Both this Scikit Learn regression example, or this Torch classifier example, are using tabular data. But they use Flower Datasets to facilitate partitioning instead of manual CSV loading. You can checkout this guide to see how to use a local CSV file with Flower Datasets

1 Like

Hello,
I have modified the code of the first tutorial in the official Flower website.

I got the following:

def get_dataloaders(partition_id: int):
    
    
    train_data = pd.read_csv( IRIS_DATASET_PATH / 'Train' / 'Train.csv' )
    test_data  = pd.read_csv( IRIS_DATASET_PATH / 'Test' / 'Test.csv'   )
    df_data    = pd.DataFrame( np.concatenate( [ train_data.values, test_data.values ], axis = 0 ) )
    
    
    partitioner = IidPartitioner( num_partitions = NUM_CLIENTS )
    partitioner.dataset  = Dataset.from_pandas( df_data )
    
    
    partition   = partitioner.load_partition( partition_id = partition_id )
    
    
    #******************************************************
    # DIVIDE DATA ON EACH NODE: 80% TRAIN, 20% VALID + TEST
    #******************************************************
    partition_train_test = partition.train_test_split( test_size = 0.2, 
                                                       seed      = 42 )
    
    partition_valid_test = partition_train_test['test'].train_test_split( test_size = 0.5, 
                                                                          seed      = 42 )
    
    
    def apply_transforms( batch ):
        # Instead of passing transforms to CIFAR10(..., transform=transform)
        # we will use this function to dataset.with_transform(apply_transforms)
        # The transforms object is exactly the same
        for key in batch.keys():
            
            batch[key] = torch.tensor( batch[key] )
        
        return batch

    partition_train_test = partition_train_test.with_transform( apply_transforms )
    
    partition_valid_test = partition_train_test.with_transform( apply_transforms )
    
    train_dataloader = torch.utils.data.DataLoader( dataset    = partition_train_test["train"], 
                                                    batch_size = BATCH_SIZE, 
                                                    shuffle    = True    )
    
    valid_dataloader =torch.utils.data.
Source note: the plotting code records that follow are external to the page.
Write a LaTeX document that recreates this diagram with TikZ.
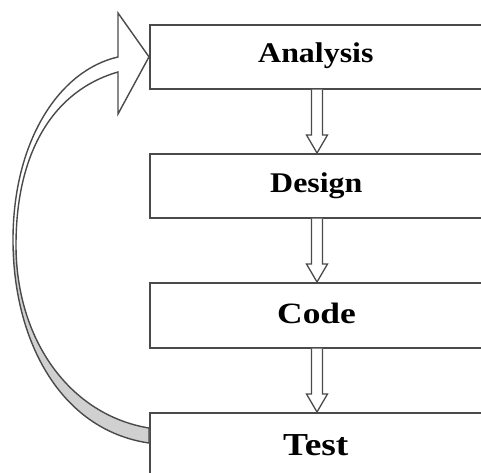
\documentclass[tikz,border=0pt]{standalone}
\usepackage{fontspec}
\setmainfont{Liberation Serif}
\usetikzlibrary{calc}
\definecolor{ln}{HTML}{4A4A4A}
\definecolor{rib}{HTML}{D0D0D0}
\newcommand\flowarrow[2]{%
  \draw[flow] ($(#1.south -| mx)+(-5.5,0)$) -- ($(#2.north -| mx)+(-5.5,-18)$)
    -- ($(#2.north -| mx)+(-10.5,-18)$) -- (#2.north -| mx)
    -- ($(#2.north -| mx)+(10.5,-18)$) -- ($(#2.north -| mx)+(5.5,-18)$)
    -- ($(#1.south -| mx)+(5.5,0)$);}
\begin{document}
\begin{tikzpicture}[x=1pt,y=-1pt,
  box/.style={draw=ln,line width=1.7pt,rectangle,minimum width=350pt,anchor=north west,inner sep=0pt},
  lbl/.style={anchor=base west,inner sep=0pt,font=\bfseries},
  flow/.style={draw=ln,line width=1.3pt,fill=white,line join=miter}]
\useasboundingbox (0,0) rectangle (481,472);
\clip (0,0) rectangle (481,472);
\coordinate (mx) at (317,0);
\node[box,minimum height=64pt] (an) at (149,24) {};
\node[box,minimum height=64pt] (de) at (149,153) {};
\node[box,minimum height=65pt] (co) at (149,282) {};
\node[box,minimum height=90pt] (te) at (149,412) {};
\node[lbl,font=\bfseries\fontsize{28.5}{30}\selectfont] (tan) at (258,62) {\scalebox{1.12}[1]{Analysis}};
\node[lbl,font=\bfseries\fontsize{28.5}{30}\selectfont] (tde) at (270,192) {\scalebox{1.12}[1]{Design}};
\node[lbl,font=\bfseries\fontsize{29.5}{31}\selectfont] (tco) at (277,323) {\scalebox{1.2}[1]{Code}};
\node[lbl,font=\bfseries\fontsize{32}{34}\selectfont] (tte) at (283,455) {\scalebox{1.17}[1]{Test}};
\flowarrow{an}{de}
\flowarrow{de}{co}
\flowarrow{co}{te}
\path[save path=\ribpath] ($(te.north west)+(0,31)$) .. controls (60,430) and (13,340) .. (13,240)
  .. controls (13,140) and (60,70) .. (118,57) -- (118,13) -- (an.west) -- (118,114) -- (118,72)
  .. controls (55,90) and (16,150) .. (16,245) .. controls (16,340) and (70,415) .. ($(te.north west)+(0,16)$) -- cycle;
\fill[white,use path=\ribpath];
\begin{scope}
\clip (0,250) rectangle (150,472);
\fill[rib,use path=\ribpath];
\end{scope}
\draw[ln,line width=1.4pt,line join=miter,use path=\ribpath];
\end{tikzpicture}
\end{document}
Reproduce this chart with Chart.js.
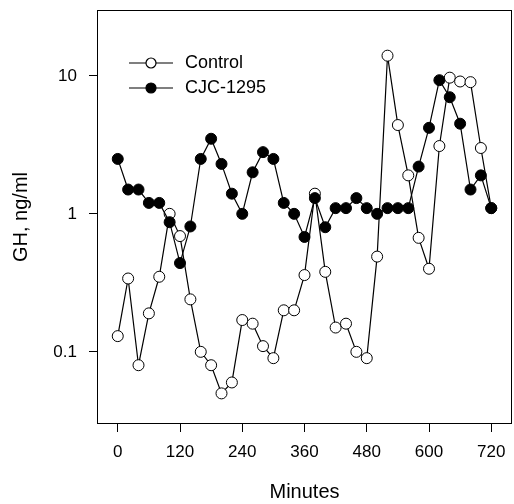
<!DOCTYPE html>
<html>
<head>
<meta charset="utf-8">
<script src="https://cdn.jsdelivr.net/npm/chart.js@4/dist/chart.umd.min.js"></script>
<style>
  html, body { margin: 0; padding: 0; background: #fff; }
  canvas { display: block; }
</style>
</head>
<body>
<canvas id="gh" width="514" height="504"></canvas>
<script>
// Sampling times (minutes)
const minutes = [0, 20, 40, 60, 80, 100, 120, 140, 160, 180, 200, 220, 240, 260, 280, 300, 320, 340, 360,
    380, 400, 420, 440, 460, 480, 500, 520, 540, 560, 580, 600, 620, 640, 660, 680, 700, 720];

// GH, ng/ml
const control = [0.13, 0.34, 0.08, 0.19, 0.35, 1.0, 0.69, 0.24, 0.1, 0.08, 0.05, 0.06, 0.17, 0.16, 0.11, 0.09, 0.2, 0.2, 0.36,
    1.4, 0.38, 0.15, 0.16, 0.1, 0.09, 0.49, 14, 4.4, 1.9, 0.67, 0.4, 3.1, 9.7, 9.1, 9.0, 3.0, 1.1];
const cjc1295 = [2.5, 1.5, 1.5, 1.2, 1.2, 0.87, 0.44, 0.81, 2.5, 3.5, 2.3, 1.4, 1.0, 2.0, 2.8, 2.5, 1.2, 1.0, 0.68,
    1.3, 0.8, 1.1, 1.1, 1.3, 1.1, 1.0, 1.1, 1.1, 1.1, 2.2, 4.2, 9.3, 7.0, 4.5, 1.5, 1.9, 1.1];

const xTicks = [0, 120, 240, 360, 480, 600, 720];
const yTicks = [0.1, 1, 10];

const FONT = "'Liberation Sans', Arial, Helvetica, sans-serif";

function toPoints(values) {
    return minutes.map(function (m, i) { return { x: m, y: values[i] }; });
}

// Box around the plot area
const frame = {
    id: 'frame',
    afterDraw: function (chart) {
        const a = chart.chartArea;
        const ctx = chart.ctx;
        ctx.save();
        ctx.strokeStyle = '#000';
        ctx.lineWidth = 1;
        ctx.strokeRect(Math.round(a.left) + 0.5, Math.round(a.top) + 0.5,
            Math.round(a.right - a.left) - 1, Math.round(a.bottom - a.top) - 1);
        ctx.restore();
    }
};

// Legend inside the plot: short line with a marker in the middle
const lineLegend = {
    id: 'lineLegend',
    afterDraw: function (chart) {
        const a = chart.chartArea;
        const ctx = chart.ctx;
        const x0 = a.left + 32;
        const y0 = a.top + 53;
        ctx.save();
        chart.data.datasets.forEach(function (ds, i) {
            const y = y0 + i * 25;
            ctx.strokeStyle = '#000';
            ctx.lineWidth = 1.2;
            ctx.beginPath();
            ctx.moveTo(x0, y);
            ctx.lineTo(x0 + 44, y);
            ctx.stroke();
            ctx.beginPath();
            ctx.arc(x0 + 22, y, 5, 0, Math.PI * 2);
            ctx.fillStyle = ds.pointBackgroundColor;
            ctx.fill();
            ctx.stroke();
            ctx.fillStyle = '#000';
            ctx.font = '18px ' + FONT;
            ctx.textBaseline = 'middle';
            ctx.textAlign = 'left';
            ctx.fillText(ds.label, x0 + 56, y);
        });
        ctx.restore();
    }
};

new Chart(document.getElementById('gh'), {
    type: 'line',
    data: {
        datasets: [
            {
                label: 'Control',
                data: toPoints(control),
                borderColor: '#000',
                borderWidth: 1.2,
                pointRadius: 5.5,
                pointBorderWidth: 1,
                pointBorderColor: '#000',
                pointBackgroundColor: '#fff',
                tension: 0,
                order: 1
            },
            {
                label: 'CJC-1295',
                data: toPoints(cjc1295),
                borderColor: '#000',
                borderWidth: 1.2,
                pointRadius: 5.5,
                pointBorderWidth: 1,
                pointBorderColor: '#000',
                pointBackgroundColor: '#000',
                tension: 0,
                order: 0
            }
        ]
    },
    options: {
        responsive: false,
        animation: false,
        clip: false,
        layout: { autoPadding: false, padding: { top: 10, right: 2, left: 0, bottom: 0 } },
        plugins: {
            legend: { display: false },
            tooltip: { enabled: false }
        },
        scales: {
            x: {
                type: 'linear',
                min: -40,
                max: 760,
                afterBuildTicks: function (scale) {
                    scale.ticks = xTicks.map(function (v) { return { value: v }; });
                },
                afterFit: function (scale) {
                    scale.height = 80;
                    scale.paddingLeft = 0;
                    scale.paddingRight = 0;
                },
                ticks: {
                    color: '#000',
                    font: { family: FONT, size: 17 },
                    padding: 10,
                    maxRotation: 0,
                    callback: function (v) { return String(v); }
                },
                grid: { drawOnChartArea: false, drawTicks: true, tickLength: 8, color: '#000' },
                border: { display: false },
                title: {
                    display: true,
                    text: 'Minutes',
                    color: '#000',
                    font: { family: FONT, size: 20 },
                    padding: { top: 0, bottom: 0 }
                }
            },
            y: {
                type: 'logarithmic',
                min: 0.03,
                max: 30,
                afterBuildTicks: function (scale) {
                    scale.ticks = yTicks.map(function (v) { return { value: v }; });
                },
                afterFit: function (scale) {
                    scale.width = 97;
                    scale.paddingTop = 0;
                    scale.paddingBottom = 0;
                },
                ticks: {
                    color: '#000',
                    font: { family: FONT, size: 17 },
                    padding: 12,
                    callback: function (v) { return String(v); }
                },
                grid: { drawOnChartArea: false, drawTicks: true, tickLength: 8, color: '#000' },
                border: { display: false },
                title: {
                    display: true,
                    text: 'GH, ng/ml',
                    color: '#000',
                    font: { family: FONT, size: 20 },
                    padding: { top: 9, bottom: 0 }
                }
            }
        }
    },
    plugins: [frame, lineLegend]
});
</script>
</body>
</html>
DataLoader( dataset    = partition_valid_test["train"], 
                                                    batch_size = BATCH_SIZE )
                   
    test_dataloader  = torch.utils.data.DataLoader( dataset    = partition_valid_test["test"], 
                                                    batch_size = BATCH_SIZE )
    
    return train_dataloader, valid_dataloader, test_dataloader

Well, when I run Flower, it freezes.

I have not been understanding what I am doing wrong.

Regards

1 Like

I’d advise to check the change in the centralized setup first.

1 Like

Dear @adam-narozniak ,
many thanks for your feedback, but I only changed the function “load_datasets” which I renamed “get_dataloaders”.

Best regards,

1 Like

Well, if it worked before and now it does not work, the problem is likely there. Debugging in an FL setup is hard. So, if you want to get a clearer picture of what’s going on and possibly share the error or problem further, that’d be the way to go. But feel free to try to solve it in the whole FL pipeline if that suits you, but can’t future help without any new information :((

1 Like

Dear @adam-narozniak ,

I think you are right. As the first debugging step, I will follow your suggestion and, eventually, I will let you know.

Thanks again!

1 Like

This topic was automatically closed 7 days after the last reply. New replies are no longer allowed.